-- START --

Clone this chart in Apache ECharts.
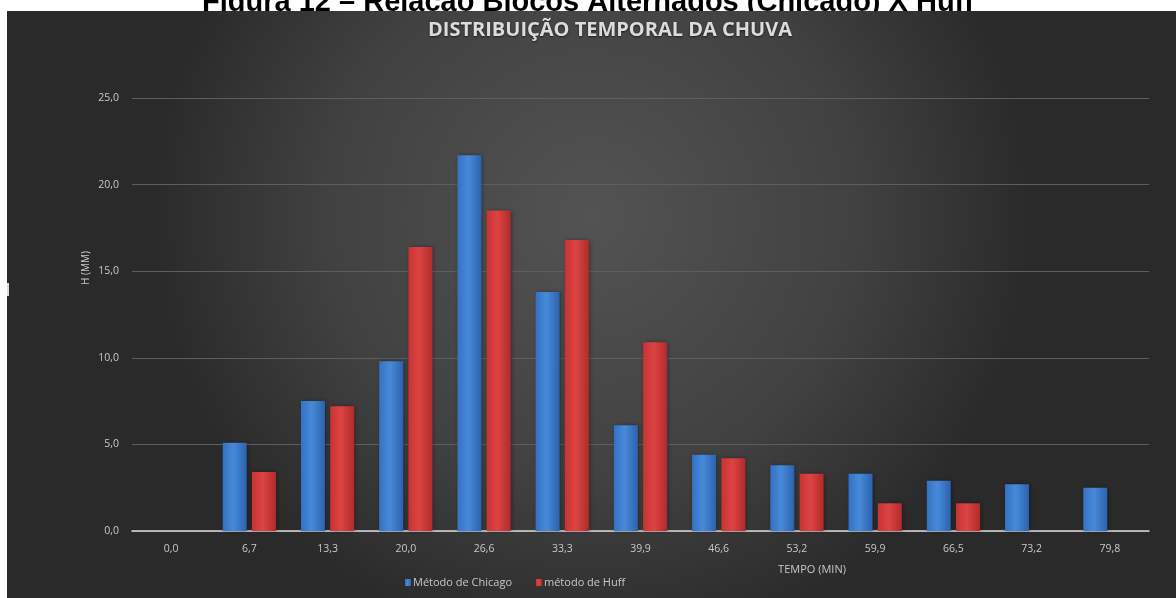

-- END --
-- START --

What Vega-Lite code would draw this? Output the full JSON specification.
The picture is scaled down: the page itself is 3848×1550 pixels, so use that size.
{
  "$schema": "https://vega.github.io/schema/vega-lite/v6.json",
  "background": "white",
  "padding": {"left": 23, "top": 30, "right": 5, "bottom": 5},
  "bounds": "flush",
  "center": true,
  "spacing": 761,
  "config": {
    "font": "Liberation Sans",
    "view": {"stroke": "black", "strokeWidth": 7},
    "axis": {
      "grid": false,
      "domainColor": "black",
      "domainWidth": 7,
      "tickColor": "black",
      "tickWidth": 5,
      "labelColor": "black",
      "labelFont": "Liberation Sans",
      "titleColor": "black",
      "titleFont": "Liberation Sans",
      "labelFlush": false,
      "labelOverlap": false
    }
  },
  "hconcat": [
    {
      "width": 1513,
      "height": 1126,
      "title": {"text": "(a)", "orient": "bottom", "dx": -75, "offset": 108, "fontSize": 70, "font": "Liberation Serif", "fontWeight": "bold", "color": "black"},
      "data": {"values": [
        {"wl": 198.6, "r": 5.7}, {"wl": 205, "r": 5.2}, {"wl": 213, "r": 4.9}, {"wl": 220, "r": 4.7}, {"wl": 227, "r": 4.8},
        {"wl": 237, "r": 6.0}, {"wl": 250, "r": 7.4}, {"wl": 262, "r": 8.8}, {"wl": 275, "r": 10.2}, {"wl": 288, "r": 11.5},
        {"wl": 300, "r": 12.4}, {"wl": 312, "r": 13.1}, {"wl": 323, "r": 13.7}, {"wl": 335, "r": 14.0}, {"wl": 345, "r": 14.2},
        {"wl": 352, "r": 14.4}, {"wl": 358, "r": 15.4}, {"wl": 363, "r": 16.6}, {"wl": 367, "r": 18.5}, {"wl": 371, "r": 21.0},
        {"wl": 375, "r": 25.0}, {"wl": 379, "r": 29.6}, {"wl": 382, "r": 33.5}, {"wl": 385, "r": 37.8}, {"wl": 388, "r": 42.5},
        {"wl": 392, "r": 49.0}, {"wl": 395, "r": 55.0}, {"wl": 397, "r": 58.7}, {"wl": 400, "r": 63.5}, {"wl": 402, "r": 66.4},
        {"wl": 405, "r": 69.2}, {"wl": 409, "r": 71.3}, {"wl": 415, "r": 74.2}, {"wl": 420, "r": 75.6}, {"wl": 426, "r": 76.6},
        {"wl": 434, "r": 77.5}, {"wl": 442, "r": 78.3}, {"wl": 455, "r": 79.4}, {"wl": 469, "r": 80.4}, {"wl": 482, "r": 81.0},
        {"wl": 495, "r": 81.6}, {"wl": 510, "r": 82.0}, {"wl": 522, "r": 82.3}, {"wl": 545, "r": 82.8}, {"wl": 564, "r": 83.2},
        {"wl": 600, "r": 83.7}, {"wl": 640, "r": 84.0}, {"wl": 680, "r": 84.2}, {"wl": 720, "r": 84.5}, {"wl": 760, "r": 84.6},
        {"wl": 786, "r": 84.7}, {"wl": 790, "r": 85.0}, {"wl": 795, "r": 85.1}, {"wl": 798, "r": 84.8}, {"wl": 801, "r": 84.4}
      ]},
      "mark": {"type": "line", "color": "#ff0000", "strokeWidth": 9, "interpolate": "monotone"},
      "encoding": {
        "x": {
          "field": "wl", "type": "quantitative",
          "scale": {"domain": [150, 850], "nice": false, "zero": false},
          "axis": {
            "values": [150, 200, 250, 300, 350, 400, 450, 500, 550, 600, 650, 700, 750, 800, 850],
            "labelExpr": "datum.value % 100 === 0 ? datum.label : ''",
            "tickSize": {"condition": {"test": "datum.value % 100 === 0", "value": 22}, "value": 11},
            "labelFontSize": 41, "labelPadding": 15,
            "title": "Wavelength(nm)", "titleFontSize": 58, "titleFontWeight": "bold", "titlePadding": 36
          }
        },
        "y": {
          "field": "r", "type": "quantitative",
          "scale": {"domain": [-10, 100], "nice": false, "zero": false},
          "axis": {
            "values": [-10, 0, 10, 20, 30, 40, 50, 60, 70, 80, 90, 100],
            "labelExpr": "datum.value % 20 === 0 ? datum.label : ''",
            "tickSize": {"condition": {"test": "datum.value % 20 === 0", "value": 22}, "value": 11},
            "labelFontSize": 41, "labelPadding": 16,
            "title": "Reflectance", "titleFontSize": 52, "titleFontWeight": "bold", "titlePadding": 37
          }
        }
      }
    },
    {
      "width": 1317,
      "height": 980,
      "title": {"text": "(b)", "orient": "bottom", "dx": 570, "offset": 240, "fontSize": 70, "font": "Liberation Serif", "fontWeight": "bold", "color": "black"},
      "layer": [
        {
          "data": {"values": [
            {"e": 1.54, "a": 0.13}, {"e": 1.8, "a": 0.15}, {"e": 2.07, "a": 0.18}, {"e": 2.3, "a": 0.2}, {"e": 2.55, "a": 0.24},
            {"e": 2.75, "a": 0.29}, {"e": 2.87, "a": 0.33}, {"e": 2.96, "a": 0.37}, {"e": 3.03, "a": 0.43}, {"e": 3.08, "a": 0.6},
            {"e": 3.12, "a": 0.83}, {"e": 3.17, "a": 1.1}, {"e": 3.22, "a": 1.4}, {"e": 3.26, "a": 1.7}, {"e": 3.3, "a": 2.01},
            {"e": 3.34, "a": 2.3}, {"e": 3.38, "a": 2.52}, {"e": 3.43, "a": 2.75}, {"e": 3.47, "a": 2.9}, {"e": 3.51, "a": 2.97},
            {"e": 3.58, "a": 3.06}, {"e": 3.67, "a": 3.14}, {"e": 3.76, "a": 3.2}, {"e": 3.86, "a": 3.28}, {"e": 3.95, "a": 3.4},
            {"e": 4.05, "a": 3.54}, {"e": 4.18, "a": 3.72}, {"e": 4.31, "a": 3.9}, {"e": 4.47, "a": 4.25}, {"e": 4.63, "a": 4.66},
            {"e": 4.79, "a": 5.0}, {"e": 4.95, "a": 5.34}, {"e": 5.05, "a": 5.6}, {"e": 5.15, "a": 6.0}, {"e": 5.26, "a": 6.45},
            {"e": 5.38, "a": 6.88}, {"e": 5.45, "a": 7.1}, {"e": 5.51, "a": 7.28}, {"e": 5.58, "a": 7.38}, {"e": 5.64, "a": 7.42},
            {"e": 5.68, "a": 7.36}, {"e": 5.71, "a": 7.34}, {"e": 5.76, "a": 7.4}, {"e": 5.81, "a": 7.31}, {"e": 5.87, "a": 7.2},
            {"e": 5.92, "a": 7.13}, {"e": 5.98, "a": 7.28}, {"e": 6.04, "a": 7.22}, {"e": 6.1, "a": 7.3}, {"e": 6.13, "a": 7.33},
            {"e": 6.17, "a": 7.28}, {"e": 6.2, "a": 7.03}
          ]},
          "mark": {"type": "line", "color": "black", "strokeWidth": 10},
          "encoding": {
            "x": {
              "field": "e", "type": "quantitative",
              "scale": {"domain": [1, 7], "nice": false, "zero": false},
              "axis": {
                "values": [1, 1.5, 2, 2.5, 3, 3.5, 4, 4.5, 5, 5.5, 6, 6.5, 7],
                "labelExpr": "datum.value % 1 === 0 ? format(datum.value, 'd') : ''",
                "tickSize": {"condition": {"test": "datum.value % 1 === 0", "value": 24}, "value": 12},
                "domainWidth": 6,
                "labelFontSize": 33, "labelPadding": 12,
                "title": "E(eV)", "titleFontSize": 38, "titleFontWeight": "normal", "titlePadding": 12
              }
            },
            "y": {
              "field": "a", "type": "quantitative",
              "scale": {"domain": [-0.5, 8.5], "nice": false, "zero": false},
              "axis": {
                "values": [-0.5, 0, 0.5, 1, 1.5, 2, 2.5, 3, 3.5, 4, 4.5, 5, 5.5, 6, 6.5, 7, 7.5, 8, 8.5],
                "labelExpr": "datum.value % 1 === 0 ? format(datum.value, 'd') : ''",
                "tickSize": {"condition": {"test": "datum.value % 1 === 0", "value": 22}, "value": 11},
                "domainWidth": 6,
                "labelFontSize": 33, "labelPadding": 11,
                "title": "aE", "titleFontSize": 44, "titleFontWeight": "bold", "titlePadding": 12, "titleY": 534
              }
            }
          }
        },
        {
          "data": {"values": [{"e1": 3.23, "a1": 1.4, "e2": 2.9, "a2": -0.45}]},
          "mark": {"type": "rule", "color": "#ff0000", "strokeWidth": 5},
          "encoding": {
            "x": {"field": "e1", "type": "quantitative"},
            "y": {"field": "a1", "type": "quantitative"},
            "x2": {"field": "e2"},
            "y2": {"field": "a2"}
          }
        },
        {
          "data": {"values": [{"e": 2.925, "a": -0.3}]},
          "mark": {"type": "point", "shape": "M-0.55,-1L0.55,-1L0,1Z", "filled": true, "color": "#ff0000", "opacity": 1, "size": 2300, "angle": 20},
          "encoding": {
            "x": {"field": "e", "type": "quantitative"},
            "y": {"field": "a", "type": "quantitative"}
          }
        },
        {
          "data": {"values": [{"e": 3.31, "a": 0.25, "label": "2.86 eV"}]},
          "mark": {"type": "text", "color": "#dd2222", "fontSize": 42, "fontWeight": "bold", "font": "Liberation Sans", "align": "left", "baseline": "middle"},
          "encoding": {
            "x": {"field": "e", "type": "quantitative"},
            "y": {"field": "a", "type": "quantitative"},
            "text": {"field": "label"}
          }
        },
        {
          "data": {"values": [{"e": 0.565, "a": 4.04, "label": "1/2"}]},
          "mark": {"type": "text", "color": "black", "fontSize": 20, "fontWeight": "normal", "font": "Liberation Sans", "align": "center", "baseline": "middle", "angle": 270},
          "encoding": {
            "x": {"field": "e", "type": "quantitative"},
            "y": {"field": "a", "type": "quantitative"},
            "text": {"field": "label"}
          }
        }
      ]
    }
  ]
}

-- END --

(EXERCISE)
Find each line holding the string "this" and copy it out.

(WRITTEN ANSWER)
Clone this chart in Apache ECharts.
What Vega-Lite code would draw this? Output the full JSON specification.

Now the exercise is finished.